The SBA offers a
variety of financing options for small businesses. The Small Business
Administration (SBA) is the largest source of long-term small business
financing in the nation. In order to determine whether you qualify for, or if
an SBA business loan best suits your financing needs, please read this material
carefully. If you have further questions, please contact your banker, one of
the active SBA guaranteed
lenders, or an SBA
loan officer.
The 7(a) Loan
Guaranty Program
The 7(a) Loan
Guaranty Program is the SBA's primary loan program. The SBA reduces risk to
lenders by guaranteeing major portions of loans made to small businesses.
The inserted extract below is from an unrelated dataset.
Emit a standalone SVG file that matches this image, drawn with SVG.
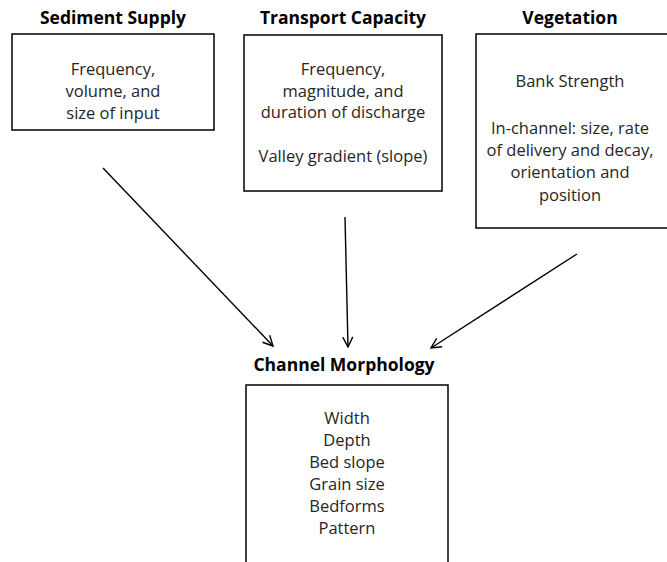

This
enables the lenders to provide financing to small businesses when funding is
otherwise unavailable on reasonable terms.
The eligibility
requirements and credit criteria of the program are very broad in order to
accommodate a wide range of financing needs. When a small business applies to a
lending institution for a loan, the lender reviews the application and decides
if it merits a loan on its own or if it requires additional support in the form
of an SBA guaranty. SBA backing on the loan is then requested by the lender. In
guaranteeing the loan, the SBA assures the lender that, in the event the
borrower does not repay the loan, the government will reimburse the lending
institution for a portion of its loss. By providing this guaranty, the SBA is
able to help tens of thousands of small businesses every year get financing
they would not otherwise obtain.
To qualify for an SBA
guaranty, a small business must meet the 7(a) criteria, and the lender must
certify that it could not provide funding on reasonable terms except with an
SBA guaranty. The SBA can then guarantee as much as 85 percent on loans of up
to $150,000 and 75 percent on loans of more than $150,000. In most cases, the
maximum guaranty is $1 million. Exceptions are the International Trade, DELTA
and 504 loan programs, which have higher loan limits. The maximum total loan
size under the 7(a) program is $2 million.
How it Works
You submit a loan application
to a lender for initial review. If the lender approves the loan subject to an
SBA guaranty, a copy of the application and a credit analysis are forwarded by
the lender to the nearest SBA office. After SBA approval, the lending
institution closes the loan and disburses the funds. You make monthly loan
payments directly to the lender.
As with any loan, you
are responsible for repaying the full amount of the loan. There are no balloon
payments, prepayment penalties, application fees or points permitted with 7(a)
loans. Repayment plans may be tailored to each business.